I was chosen to work on the development team for a new product at work.
In February the company I work for decided to launch a new product, and I was chosen to be part of the team to go beta test it. By April, my department head and the head of product development asked if I would move over to the new position full time. On Wednesday, I was asked to be the official team lead over the new team. I am, of course, flattered that my work has been acknowledged, but becoming a manager of a marketing product that’s still in development poses unique challenges. All of this occurring in summer, when I spend 2 days a week at the Farmer’s Market, and 2 days a week producing soaps and bath bombs for my own business, is stressful.
Of course, complaining about this is the epitome of first world problems.

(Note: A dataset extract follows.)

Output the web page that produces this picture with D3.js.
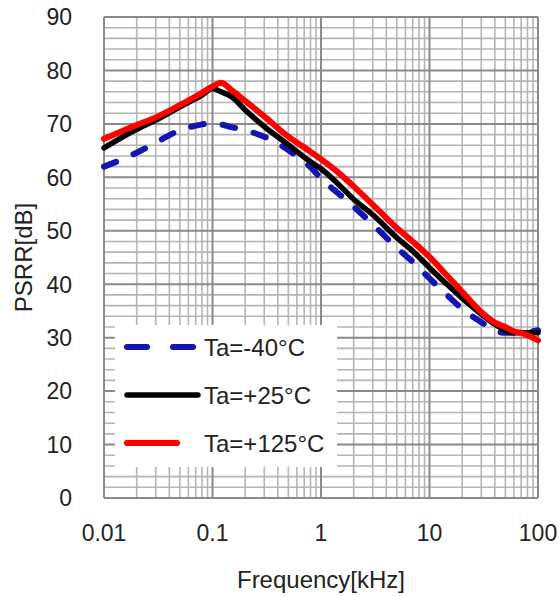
<!DOCTYPE html>
<html>
<head>
<meta charset="utf-8">
<script src="https://cdn.jsdelivr.net/npm/d3@7"></script>
<style>
  body { margin: 0; background: #fff; }
  text { font-family: Arial, "Liberation Sans", sans-serif; fill: #222; }
</style>
</head>
<body>
<div id="chart"></div>
<script>
// ------------------------------
//  Data
// ------------------------------
const freqs = [0.01, 0.02, 0.03, 0.05, 0.08, 0.1, 0.12, 0.15, 0.2, 0.3, 0.5, 0.8, 1, 1.5, 2, 3, 5, 7, 10, 15, 20, 30, 40, 50, 60, 70, 100];
const psrrM40 = [62.0, 64.6, 66.5, 68.8, 69.9, 70.2, 69.9, 69.4, 68.8, 67.6, 65.1, 61.9, 59.8, 56.7, 54.5, 51.2, 46.8, 44.2, 41.1, 37.7, 35.4, 32.9, 31.3, 30.9, 30.9, 30.9, 31.4];
const psrr25 = [65.5, 69.0, 70.7, 73.2, 75.4, 76.6, 76.0, 75.1, 72.6, 69.5, 66.1, 62.9, 61.6, 58.4, 55.9, 53.0, 48.7, 46.2, 43.1, 39.7, 37.4, 34.4, 32.5, 31.4, 30.9, 30.9, 30.9];
const psrr125 = [67.2, 69.8, 71.2, 73.5, 75.8, 77.0, 77.7, 76.3, 74.3, 71.4, 67.6, 64.8, 63.4, 60.6, 58.3, 54.9, 50.5, 48.0, 45.1, 41.3, 38.6, 34.8, 32.8, 32.0, 31.2, 30.9, 29.5];

const seriesNames = ["Ta=-40°C", "Ta=+25°C", "Ta=+125°C"];
const seriesValues = [psrrM40, psrr25, psrr125];
const seriesColors = ["#1414b0", "#000000", "#ff0000"];

const xTicks = [0.01, 0.1, 1, 10, 100];
const xTickLabels = ["0.01", "0.1", "1", "10", "100"];
const yTicks = [0, 10, 20, 30, 40, 50, 60, 70, 80, 90];

// ------------------------------
//  Canvas
// ------------------------------
const width = 559, height = 596;
const margin = {top: 17, right: 21, bottom: 98, left: 104};
const innerWidth = width - margin.left - margin.right;
const innerHeight = height - margin.top - margin.bottom;

const svg = d3.select("#chart").append("svg")
  .attr("width", width)
  .attr("height", height);

const inner = svg.append("g")
  .attr("transform", `translate(${margin.left}, ${margin.top})`);

// ------------------------------
//  Scales
// ------------------------------
const x = d3.scaleLog().domain([0.01, 100]).range([0, innerWidth]);
const y = d3.scaleLinear().domain([0, 90]).range([innerHeight, 0]);

// ------------------------------
//  Grid
// ------------------------------
const minorX = [];
[0.01, 0.1, 1, 10].forEach(dec => {
  for (let k = 2; k <= 9; k++) minorX.push(dec * k);
});
const minorY = d3.range(0, 91, 2).filter(v => v % 10 !== 0);

inner.append("g")
  .selectAll("line")
  .data(minorX)
  .join("line")
    .attr("x1", d => x(d)).attr("x2", d => x(d))
    .attr("y1", 0).attr("y2", innerHeight)
    .attr("stroke", "#b4b4b4").attr("stroke-width", 1.6);

inner.append("g")
  .selectAll("line")
  .data(minorY)
  .join("line")
    .attr("x1", 0).attr("x2", innerWidth)
    .attr("y1", d => y(d)).attr("y2", d => y(d))
    .attr("stroke", "#b4b4b4").attr("stroke-width", 1.6);

inner.append("g")
  .selectAll("line")
  .data(xTicks)
  .join("line")
    .attr("x1", d => x(d)).attr("x2", d => x(d))
    .attr("y1", 0).attr("y2", innerHeight)
    .attr("stroke", "#8a8a8a").attr("stroke-width", 2);

inner.append("g")
  .selectAll("line")
  .data(yTicks)
  .join("line")
    .attr("x1", 0).attr("x2", innerWidth)
    .attr("y1", d => y(d)).attr("y2", d => y(d))
    .attr("stroke", "#8a8a8a").attr("stroke-width", 2);

// ------------------------------
//  Tick labels
// ------------------------------
inner.append("g")
  .selectAll("text")
  .data(xTicks)
  .join("text")
    .attr("x", d => x(d))
    .attr("y", innerHeight + 43)
    .attr("text-anchor", "middle")
    .style("font-size", "23px")
    .text((d, i) => xTickLabels[i]);

inner.append("g")
  .selectAll("text")
  .data(yTicks)
  .join("text")
    .attr("x", -32)
    .attr("y", d => y(d))
    .attr("dy", "0.36em")
    .attr("text-anchor", "end")
    .style("font-size", "23px")
    .text(d => d);

svg.append("text")
  .attr("x", margin.left + innerWidth / 2)
  .attr("y", 588)
  .attr("text-anchor", "middle")
  .style("font-size", "24px")
  .text("Frequency[kHz]");

svg.append("text")
  .attr("transform", `translate(32, ${margin.top + innerHeight / 2}) rotate(-90)`)
  .attr("text-anchor", "middle")
  .style("font-size", "24px")
  .text("PSRR[dB]");

// ------------------------------
//  Curves
// ------------------------------
const line = d3.line()
  .x((d, i) => x(freqs[i]))
  .y(d => y(d))
  .curve(d3.curveMonotoneX);

const dashes = ["13,19", null, null];
const widths = [6, 5.5, 6];

[0, 1, 2].forEach(i => {
  inner.append("path")
    .datum(seriesValues[i])
    .attr("d", line)
    .attr("fill", "none")
    .attr("stroke", seriesColors[i])
    .attr("stroke-width", widths[i])
    .attr("stroke-linecap", "round")
    .attr("stroke-linejoin", "round")
    .attr("stroke-dasharray", dashes[i]);
});

// ------------------------------
//  Legend
// ------------------------------
const legend = svg.append("g");
legend.append("rect")
  .attr("x", 115).attr("y", 325)
  .attr("width", 222).attr("height", 142)
  .attr("fill", "#fff");

const legendLen = [70, 71, 50];
seriesNames.forEach((name, i) => {
  const ly = 347 + i * 48;
  legend.append("line")
    .attr("x1", 127).attr("x2", 127 + legendLen[i])
    .attr("y1", ly).attr("y2", ly)
    .attr("stroke", seriesColors[i])
    .attr("stroke-width", widths[i])
    .attr("stroke-linecap", "round")
    .attr("stroke-dasharray", i === 0 ? "20,26" : null);
  legend.append("text")
    .attr("x", 204)
    .attr("y", ly)
    .attr("dy", "0.36em")
    .style("font-size", "24px")
    .text(name);
});
</script>
</body>
</html>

I know how ridiculous it sounds to complain about my career going so well, and that isn’t the problem. The problem is trying to shove so much work into a single week. Even when I enjoy the work I’m doing, as a human, I don’t have boundless energy. And as for the stress? Finding myself going from a small, and mostly ignored team at the company to leading a developing product is not something I expected to happen to me in 2021. The pressure to succeed at both my job and my business, which is not helping my anxiety at all. So, how can I avoid buckling under pressure, overworking myself, or sabotaging myself?
Honestly, I’m not sure.
In the past, when I was a student going to University full time and working full time, I would just work until I crashed. I admit, it wasn’t the most mature way to handle pressure. It’s been two years since I graduated from UVU, and I hope in that time I’ve finally learned better than to run myself ragged. But, have I actually learned better coping mechanisms? Again, only time will tell.
What am I doing different this time around?
Firstly, I’m trying to keep work at work. Though I work from home now, I am trying to keep work confined to business hours. I admit that I am not particularly good that this, as I am obsessive by nature. I find myself thinking about work too much, and talking (often ranting) about it to friends more than I should. Because I am aware of this bad habit of mine, I am making it my goal to slowly condense my “work talk” over the next few weeks, until I can break the habit entirely.
What am I doing in my off-time to unwind.
Obviously, keeping work at work doesn’t do much to help me relax in my off time. There are still several hours at the end of the day that can be filled with obsessive thoughts and ruminations. Mindlessly watching television didn’t occupy my thoughts enough prevent my mind from wandering, and my old standby of writing took too much energy. So, how do I fill my time with that perfect balance between mindless and mind boggling activities?
Well, I tried picking up a new hobby, but the time and energy required to learn a fun, new skill was too draining on top the stress I already have. So, instead I tried picking up an older hobby: painting. I’ve never been a very good artist, but that doesn’t matter when the goal is relaxation. I’ve been filling my apartment with paint, brushes, and canvases. I’ve been stacking paintings, hanging them up, and giving them away. I’ve painted over a dozen so far, and I have no intention of stopping.
Obviously, I can’t paint all the time, so I’m picking up some other old habits. I’ve been taking daily walks for years now, but it has been a while since I just enjoyed being outside for the pleasure of it. When you’re life revolves around work and school- you forget to enjoy the things you did as a child. The things you loved to do before you had tight schedules, responsibilities, and back pain. For me, it was just sitting on my front porch and watching birds, butterflies, and sunsets while reading a book.
I am not naive enough to thing that any of this enough to prevent burnout. Nor am I crazy enough to believe that keeping up with this sort of work schedule for a prolonged period of time is sustainable. I am planning to take take a mini-trip in a few weeks to take my mind off the madness, and also plan to take a longer trip after the farmer’s market is over for the season.
I’m not willing to give up on my career or my business yet. I will try this system for a few months and see how long I can manage. But, if I start to feel myself getting overwhelmed, I will pull back. As much as I need my job to pay my bills, and as much as I enjoy my business, neither is worth my sanity. I hope you find ways to balance work and relaxation in your life as well.